Il doit impérativement être à équidistance des deux parties pour conserver sa crédibilité. Sinon le professeur pensera qu’il est de mèche avec les élèves (qu’il les aide derrière son dos par exemple) ou bien ces derniers le confondront avec l’enseignant.
Il n’a également aucune compétence pour prendre en charge la discipline des élèves sourds cela reste de la seule compétence du professeur. Nombre de fois des professeurs nous demandent « vous pouvez leur dire d’arrêter de discuter et d’écouter le cours ». Il nous faut alors leur expliquer que nous sommes là uniquement pour traduire (c’est déjà assez compliqué comme cela) et donc qu’il doit directement s’adresser à ses élèves, qu’ils soient sourds ou entendants ; que s’il veut pousser un coup de gueule contre certains d’entre eux bien sur je le traduirais (et même avec plaisir mais cette remarque je la garde pour moi). Par contre, l’interprète traduira en toute neutralité « le bavardage » des élèves si le professeur lui demande.

Fidélité :
L’interprète en LSF traduit fidèlement le message transmis en français ou en langue des signes. Fidèle au sens et non au mot. Car je vous le rappelle, de même que l’anglais et le français n’ont pas d’équivalent pour chaque mot, le français et la langue des signes française sont des langues très différentes. Ne vous attendez donc pas à retrouver dans la traduction tous les mots employés mais uniquement leur sens.
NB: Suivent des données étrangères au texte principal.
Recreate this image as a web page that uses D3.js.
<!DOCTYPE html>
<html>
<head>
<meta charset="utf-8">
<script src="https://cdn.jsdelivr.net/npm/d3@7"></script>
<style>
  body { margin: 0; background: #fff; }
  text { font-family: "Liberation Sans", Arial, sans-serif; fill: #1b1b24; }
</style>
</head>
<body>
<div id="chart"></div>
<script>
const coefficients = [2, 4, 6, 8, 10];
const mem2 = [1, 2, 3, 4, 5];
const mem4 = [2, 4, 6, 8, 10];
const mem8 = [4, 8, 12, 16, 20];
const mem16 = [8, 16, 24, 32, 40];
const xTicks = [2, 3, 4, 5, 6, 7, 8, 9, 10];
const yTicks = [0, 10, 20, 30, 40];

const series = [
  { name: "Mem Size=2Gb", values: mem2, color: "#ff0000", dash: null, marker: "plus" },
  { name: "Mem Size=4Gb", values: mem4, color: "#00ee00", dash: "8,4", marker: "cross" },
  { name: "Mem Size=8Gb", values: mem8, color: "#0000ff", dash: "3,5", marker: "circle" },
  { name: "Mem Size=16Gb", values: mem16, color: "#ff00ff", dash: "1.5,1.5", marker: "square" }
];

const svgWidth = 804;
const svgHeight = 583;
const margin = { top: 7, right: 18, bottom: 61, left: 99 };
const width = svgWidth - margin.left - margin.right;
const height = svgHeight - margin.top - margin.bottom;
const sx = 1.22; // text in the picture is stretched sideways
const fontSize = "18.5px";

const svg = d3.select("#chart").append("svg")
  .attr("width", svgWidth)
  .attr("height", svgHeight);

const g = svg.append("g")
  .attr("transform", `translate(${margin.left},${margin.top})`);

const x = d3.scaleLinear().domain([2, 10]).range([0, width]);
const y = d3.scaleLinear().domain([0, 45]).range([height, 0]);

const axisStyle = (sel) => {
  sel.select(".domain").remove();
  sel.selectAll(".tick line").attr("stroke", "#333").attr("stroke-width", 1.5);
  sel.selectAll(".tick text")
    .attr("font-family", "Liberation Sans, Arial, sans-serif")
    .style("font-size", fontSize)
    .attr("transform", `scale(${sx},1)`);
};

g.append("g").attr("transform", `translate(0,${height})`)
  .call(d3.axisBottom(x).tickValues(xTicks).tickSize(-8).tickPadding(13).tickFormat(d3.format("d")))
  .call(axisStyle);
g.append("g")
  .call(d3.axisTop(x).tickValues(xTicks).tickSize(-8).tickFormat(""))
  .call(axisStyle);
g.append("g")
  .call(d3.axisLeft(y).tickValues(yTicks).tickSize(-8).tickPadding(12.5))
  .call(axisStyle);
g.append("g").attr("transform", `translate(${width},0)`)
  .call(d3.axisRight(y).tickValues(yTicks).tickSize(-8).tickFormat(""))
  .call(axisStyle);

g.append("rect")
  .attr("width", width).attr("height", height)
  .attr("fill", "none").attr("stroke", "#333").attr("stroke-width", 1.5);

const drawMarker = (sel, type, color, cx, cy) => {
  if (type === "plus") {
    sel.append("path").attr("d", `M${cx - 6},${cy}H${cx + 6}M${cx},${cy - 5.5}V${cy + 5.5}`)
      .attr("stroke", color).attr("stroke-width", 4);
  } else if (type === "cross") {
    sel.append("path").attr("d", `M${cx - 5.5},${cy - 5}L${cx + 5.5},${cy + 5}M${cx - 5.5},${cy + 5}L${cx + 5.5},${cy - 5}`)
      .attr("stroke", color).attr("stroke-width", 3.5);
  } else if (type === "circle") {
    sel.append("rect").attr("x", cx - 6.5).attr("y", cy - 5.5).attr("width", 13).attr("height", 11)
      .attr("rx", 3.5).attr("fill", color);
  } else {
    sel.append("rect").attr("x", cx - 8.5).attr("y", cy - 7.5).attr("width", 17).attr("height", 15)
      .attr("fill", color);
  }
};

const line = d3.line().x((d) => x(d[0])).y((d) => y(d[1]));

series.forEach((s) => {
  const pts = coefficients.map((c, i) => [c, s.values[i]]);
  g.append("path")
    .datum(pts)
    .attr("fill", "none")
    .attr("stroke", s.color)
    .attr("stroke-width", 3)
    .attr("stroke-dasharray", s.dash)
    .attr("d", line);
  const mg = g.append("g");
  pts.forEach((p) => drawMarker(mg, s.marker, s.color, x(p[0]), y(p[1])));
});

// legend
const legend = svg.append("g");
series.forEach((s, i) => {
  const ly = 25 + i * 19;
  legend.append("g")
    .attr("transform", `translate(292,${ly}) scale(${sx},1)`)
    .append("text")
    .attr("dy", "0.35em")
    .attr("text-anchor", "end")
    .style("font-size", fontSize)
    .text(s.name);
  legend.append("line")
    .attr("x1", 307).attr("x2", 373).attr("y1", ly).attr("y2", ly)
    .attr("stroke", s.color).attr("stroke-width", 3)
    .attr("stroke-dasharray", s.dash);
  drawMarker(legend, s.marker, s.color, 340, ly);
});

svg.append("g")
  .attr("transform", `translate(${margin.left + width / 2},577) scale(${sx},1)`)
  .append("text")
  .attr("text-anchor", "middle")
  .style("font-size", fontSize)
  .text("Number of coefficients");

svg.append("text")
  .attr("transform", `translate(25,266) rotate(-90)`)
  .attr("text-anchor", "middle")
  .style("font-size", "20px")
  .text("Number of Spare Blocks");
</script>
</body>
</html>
C’est pourquoi un interprète ne peut pas traduire mot à mot de documents français écrits dictés. Si un professeur souhaite que ses élèves sourds prennent en note sous la dictée, il faut écrire le texte au tableau ou bien le photocopier. En effet, l’interprète dans sa traduction rendrait parfaitement le sens mais absolument pas les mots employés en français.

Secret professionnel :
Enfin, l’interprète est soumis au secret professionnel. Tout ce qui se passe ou se dit en situation de traduction ne sera en aucun cas divulgué.
De fait si l’interprète traduit des examens, il ne pourra pas raconter comment s’est déroulée l’épreuve à d’autres personnes non présentes, au professeur des étudiants interrogés par exemple.
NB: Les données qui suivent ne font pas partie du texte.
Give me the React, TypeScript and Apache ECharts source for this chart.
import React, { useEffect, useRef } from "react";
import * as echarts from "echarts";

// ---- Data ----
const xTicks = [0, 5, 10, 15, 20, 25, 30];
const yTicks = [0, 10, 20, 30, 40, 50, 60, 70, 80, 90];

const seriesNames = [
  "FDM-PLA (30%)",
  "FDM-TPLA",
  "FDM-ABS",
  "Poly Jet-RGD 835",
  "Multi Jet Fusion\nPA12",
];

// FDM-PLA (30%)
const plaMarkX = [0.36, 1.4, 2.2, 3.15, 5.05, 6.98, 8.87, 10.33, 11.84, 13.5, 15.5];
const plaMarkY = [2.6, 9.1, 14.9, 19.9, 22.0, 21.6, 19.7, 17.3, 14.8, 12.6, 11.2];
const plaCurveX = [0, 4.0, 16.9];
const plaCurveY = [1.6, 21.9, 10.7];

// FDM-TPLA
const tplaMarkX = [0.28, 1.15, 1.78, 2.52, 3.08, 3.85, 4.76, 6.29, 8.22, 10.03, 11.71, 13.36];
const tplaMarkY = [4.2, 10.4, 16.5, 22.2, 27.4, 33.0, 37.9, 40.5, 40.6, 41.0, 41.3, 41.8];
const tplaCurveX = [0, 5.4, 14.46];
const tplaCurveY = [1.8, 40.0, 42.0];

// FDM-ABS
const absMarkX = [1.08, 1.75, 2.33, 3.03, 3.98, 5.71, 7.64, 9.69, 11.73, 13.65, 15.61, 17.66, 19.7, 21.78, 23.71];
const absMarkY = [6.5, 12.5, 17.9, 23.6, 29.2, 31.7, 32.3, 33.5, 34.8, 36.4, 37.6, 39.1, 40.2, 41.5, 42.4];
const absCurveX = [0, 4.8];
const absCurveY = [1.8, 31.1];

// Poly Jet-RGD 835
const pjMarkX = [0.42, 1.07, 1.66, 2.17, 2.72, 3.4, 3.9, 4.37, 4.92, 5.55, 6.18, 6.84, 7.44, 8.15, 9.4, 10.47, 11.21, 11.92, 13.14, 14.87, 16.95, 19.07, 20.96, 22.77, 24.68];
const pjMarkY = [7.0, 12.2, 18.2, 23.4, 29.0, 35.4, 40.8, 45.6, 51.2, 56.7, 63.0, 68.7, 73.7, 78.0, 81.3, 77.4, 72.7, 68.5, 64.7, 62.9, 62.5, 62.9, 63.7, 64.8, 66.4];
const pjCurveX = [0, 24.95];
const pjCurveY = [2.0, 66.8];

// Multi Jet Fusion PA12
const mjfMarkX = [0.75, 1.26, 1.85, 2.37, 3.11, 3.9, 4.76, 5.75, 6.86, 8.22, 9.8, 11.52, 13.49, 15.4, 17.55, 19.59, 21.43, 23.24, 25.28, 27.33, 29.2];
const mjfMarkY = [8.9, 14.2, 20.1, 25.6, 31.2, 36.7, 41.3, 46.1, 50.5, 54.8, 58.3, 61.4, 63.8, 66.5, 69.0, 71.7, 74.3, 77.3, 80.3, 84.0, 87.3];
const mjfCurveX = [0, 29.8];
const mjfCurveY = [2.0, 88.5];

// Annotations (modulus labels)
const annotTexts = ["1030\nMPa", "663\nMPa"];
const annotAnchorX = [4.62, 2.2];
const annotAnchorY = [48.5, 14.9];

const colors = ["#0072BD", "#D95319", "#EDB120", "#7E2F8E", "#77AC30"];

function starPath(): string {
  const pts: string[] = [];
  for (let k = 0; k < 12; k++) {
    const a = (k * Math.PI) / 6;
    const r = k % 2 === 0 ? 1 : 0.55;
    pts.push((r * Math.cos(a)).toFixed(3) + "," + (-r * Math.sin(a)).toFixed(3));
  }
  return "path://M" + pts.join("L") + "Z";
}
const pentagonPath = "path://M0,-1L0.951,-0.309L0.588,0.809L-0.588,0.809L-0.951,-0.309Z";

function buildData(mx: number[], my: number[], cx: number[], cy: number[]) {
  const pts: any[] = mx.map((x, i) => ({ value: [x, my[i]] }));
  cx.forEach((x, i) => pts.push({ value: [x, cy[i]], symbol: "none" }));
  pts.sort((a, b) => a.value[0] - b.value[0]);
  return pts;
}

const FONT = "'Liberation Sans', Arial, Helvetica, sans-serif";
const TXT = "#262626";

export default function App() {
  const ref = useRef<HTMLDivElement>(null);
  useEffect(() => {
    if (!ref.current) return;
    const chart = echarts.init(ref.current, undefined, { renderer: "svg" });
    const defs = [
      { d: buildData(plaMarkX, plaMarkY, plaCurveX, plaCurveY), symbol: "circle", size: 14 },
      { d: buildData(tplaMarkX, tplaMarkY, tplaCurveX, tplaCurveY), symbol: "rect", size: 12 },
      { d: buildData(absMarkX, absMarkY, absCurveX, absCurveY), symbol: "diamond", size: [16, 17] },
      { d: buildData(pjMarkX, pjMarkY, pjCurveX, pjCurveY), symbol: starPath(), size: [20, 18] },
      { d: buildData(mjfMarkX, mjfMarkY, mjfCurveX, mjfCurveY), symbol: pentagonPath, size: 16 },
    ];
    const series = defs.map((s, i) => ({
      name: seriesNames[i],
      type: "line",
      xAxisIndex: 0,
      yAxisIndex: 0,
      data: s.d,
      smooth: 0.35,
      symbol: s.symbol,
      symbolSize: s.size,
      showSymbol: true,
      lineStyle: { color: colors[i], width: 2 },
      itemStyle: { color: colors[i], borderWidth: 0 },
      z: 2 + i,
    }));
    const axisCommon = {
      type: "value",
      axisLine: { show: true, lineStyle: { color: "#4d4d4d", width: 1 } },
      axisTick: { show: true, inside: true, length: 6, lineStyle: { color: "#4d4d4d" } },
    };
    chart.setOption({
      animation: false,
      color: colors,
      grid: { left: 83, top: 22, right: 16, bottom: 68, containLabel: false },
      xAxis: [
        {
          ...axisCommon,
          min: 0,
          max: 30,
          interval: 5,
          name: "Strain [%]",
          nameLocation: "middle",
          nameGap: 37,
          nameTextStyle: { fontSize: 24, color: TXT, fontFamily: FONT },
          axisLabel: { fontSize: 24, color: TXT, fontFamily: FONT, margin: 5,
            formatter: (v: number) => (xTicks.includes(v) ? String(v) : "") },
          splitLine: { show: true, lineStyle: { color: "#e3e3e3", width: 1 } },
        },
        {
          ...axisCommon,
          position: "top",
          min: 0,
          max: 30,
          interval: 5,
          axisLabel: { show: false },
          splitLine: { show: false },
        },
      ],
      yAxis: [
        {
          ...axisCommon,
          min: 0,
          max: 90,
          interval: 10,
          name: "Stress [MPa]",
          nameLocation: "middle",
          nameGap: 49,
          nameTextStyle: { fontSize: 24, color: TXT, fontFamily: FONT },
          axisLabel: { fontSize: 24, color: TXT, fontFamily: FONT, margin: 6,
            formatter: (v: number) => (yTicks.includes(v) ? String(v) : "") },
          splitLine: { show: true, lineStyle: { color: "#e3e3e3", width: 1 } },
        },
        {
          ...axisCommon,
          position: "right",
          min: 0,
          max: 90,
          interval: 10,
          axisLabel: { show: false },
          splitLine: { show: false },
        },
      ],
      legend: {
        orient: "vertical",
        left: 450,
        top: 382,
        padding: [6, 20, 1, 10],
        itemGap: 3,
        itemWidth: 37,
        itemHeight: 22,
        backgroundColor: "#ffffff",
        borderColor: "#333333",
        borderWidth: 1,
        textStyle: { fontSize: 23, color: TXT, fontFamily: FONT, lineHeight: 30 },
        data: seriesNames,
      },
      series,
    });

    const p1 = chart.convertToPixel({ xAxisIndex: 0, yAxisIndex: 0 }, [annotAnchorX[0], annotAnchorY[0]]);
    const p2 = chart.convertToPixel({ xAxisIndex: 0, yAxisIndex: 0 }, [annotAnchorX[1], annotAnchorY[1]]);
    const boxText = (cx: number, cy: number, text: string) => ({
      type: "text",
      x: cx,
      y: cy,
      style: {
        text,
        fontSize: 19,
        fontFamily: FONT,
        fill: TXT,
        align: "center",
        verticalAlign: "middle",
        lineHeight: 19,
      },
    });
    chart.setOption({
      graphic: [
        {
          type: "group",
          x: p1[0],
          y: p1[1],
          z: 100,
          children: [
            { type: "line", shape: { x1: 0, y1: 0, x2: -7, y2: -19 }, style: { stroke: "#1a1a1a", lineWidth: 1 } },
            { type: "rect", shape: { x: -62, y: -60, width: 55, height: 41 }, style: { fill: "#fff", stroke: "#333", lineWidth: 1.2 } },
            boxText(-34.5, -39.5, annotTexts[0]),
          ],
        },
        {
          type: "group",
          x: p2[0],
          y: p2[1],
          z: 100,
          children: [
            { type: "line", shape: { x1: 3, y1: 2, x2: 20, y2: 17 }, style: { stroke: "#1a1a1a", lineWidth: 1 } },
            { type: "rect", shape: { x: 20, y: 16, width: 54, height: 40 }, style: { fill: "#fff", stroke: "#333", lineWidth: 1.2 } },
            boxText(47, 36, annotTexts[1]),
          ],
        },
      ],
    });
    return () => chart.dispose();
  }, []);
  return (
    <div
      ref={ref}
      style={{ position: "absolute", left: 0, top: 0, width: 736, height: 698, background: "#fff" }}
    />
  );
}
S’il croise un enseignant dans les couloirs du lycée et que ce dernier lui demande comment s’est passé le cours précédant avec le professeur de mathématiques pareil, il ne pourra pas lui répondre et devra le renvoyer vers ce professeur pour avoir des informations.
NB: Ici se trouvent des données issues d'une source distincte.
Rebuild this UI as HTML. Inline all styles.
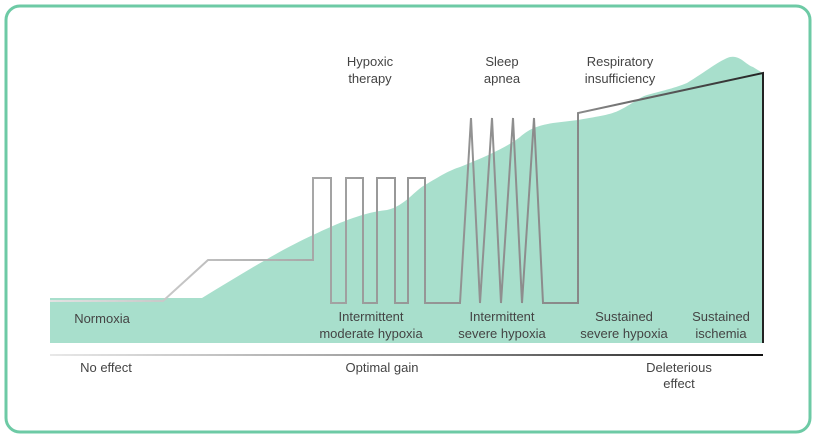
<!DOCTYPE html>
<html><head><meta charset="utf-8"><style>
html,body{margin:0;padding:0;background:#fff;}
svg{display:block;}
text{font-family:"Liberation Sans",sans-serif;font-size:13px;fill:#444;text-anchor:middle;}
</style></head><body>
<svg width="816" height="438" viewBox="0 0 816 438">
<defs>
<linearGradient id="lg" gradientUnits="userSpaceOnUse" x1="50" y1="0" x2="763" y2="0">
<stop offset="0" stop-color="#e2e2e2"/><stop offset="0.45" stop-color="#9a9a9a"/><stop offset="0.75" stop-color="#888"/><stop offset="1" stop-color="#222"/>
</linearGradient>
<linearGradient id="ax" gradientUnits="userSpaceOnUse" x1="50" y1="0" x2="763" y2="0">
<stop offset="0" stop-color="#e8e8e8"/><stop offset="0.5" stop-color="#999"/><stop offset="1" stop-color="#111"/>
</linearGradient>
</defs>
<rect x="6" y="6" width="804" height="426" rx="14" fill="none" stroke="#6dcaa5" stroke-width="3"/>
<path d="M50,298 L202,298 C240,275 280,250 313,235 C340,222 365,212 387,210 C405,206 415,190 425,185 C440,176 450,170 460,167 C490,155 510,145 520,137 C528,130 535,126 553,123 L578,120 C600,116 610,115 620,110 C635,102 640,97 647,95 C665,90 675,88 687,83 C705,72 720,60 730,57 C740,55 745,64 753,67 C758,70 761,72 763,73 L763,343 L50,343 Z" fill="#a8dfcc"/>
<path d="M50,301 L163,301 L208,260 L313,260 L313,178 L331,178 L331,303 L346,303 L346,178 L363,178 L363,303 L377,303 L377,178 L395,178 L395,303 L408,303 L408,178 L425,178 L425,303 L460,303 L471,118 L480,303 L492,118 L501,303 L513,118 L522,303 L534,118 L543,303 L578,303 L578,113 L763,73 L763,343" fill="none" stroke="url(#lg)" stroke-width="2"/>
<line x1="50" y1="355" x2="763" y2="355" stroke="url(#ax)" stroke-width="2"/>
<text x="370" y="66">Hypoxic</text><text x="370" y="83">therapy</text>
<text x="502" y="66">Sleep</text><text x="502" y="83">apnea</text>
<text x="620" y="66">Respiratory</text><text x="620" y="83">insufficiency</text>
<text x="102" y="323">Normoxia</text>
<text x="371" y="321">Intermittent</text><text x="371" y="338">moderate hypoxia</text>
<text x="502" y="321">Intermittent</text><text x="502" y="338">severe hypoxia</text>
<text x="624" y="321">Sustained</text><text x="624" y="338">severe hypoxia</text>
<text x="721" y="321">Sustained</text><text x="721" y="338">ischemia</text>
<text x="106" y="372">No effect</text>
<text x="382" y="372">Optimal gain</text>
<text x="679" y="372">Deleterious</text><text x="679" y="388">effect</text>
</svg>
</body></html>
La neutralité, la fidélité et le secret professionnel sont les bases fondamentales de la déontologie du métier d’interprète auxquelles il souscrit dès qu’il commence à travailler. A travers cet exemple simple de l’interprétation en milieu scolaire on comprend que son respect est la garantie d’un travail de qualité qui permettra à chacun, interprète, professeur, élève de trouver et de conserver sa place dans une situation qui est au départ inhabituelle et complexe.

C’est aussi pourquoi je critique la présence des interfaces qui imaginent pouvoir « se substituer » à un interprète. N’étant pas soumis au même code déontologique, ils ou elles se permettent parfois de jouer avec les frontières et d’ajouter de la confusion à une situation déjà compliquée même s’ils agissent en toute bonne foi.
Ainsi, ils traduisent (plus ou moins bien) en sélectionnant ce qui leur semblent intéressants et en négligeant des apartés, des commentaires qu’ils jugeraient non pertinents avec le cours.
Ils se transforment en professeur pour ré-expliquer à un élève qui n’aurait pas compris alors qu’ils n’ont pas les diplômes sanctionnant une formation adéquate et encore moins les compétences nécessaires à la matière enseignée.
Enfin durant les pauses ils deviennent « copains des élèves » ce qui permet toutes les familiarités brisant hélas la distance indispensable à conserver entre les différents acteurs afin que nous soyons toujours regardés et considérés comme des professionnels, simple mais indispensable passerelle entre deux communautés qui s’expriment dans deux langues différentes.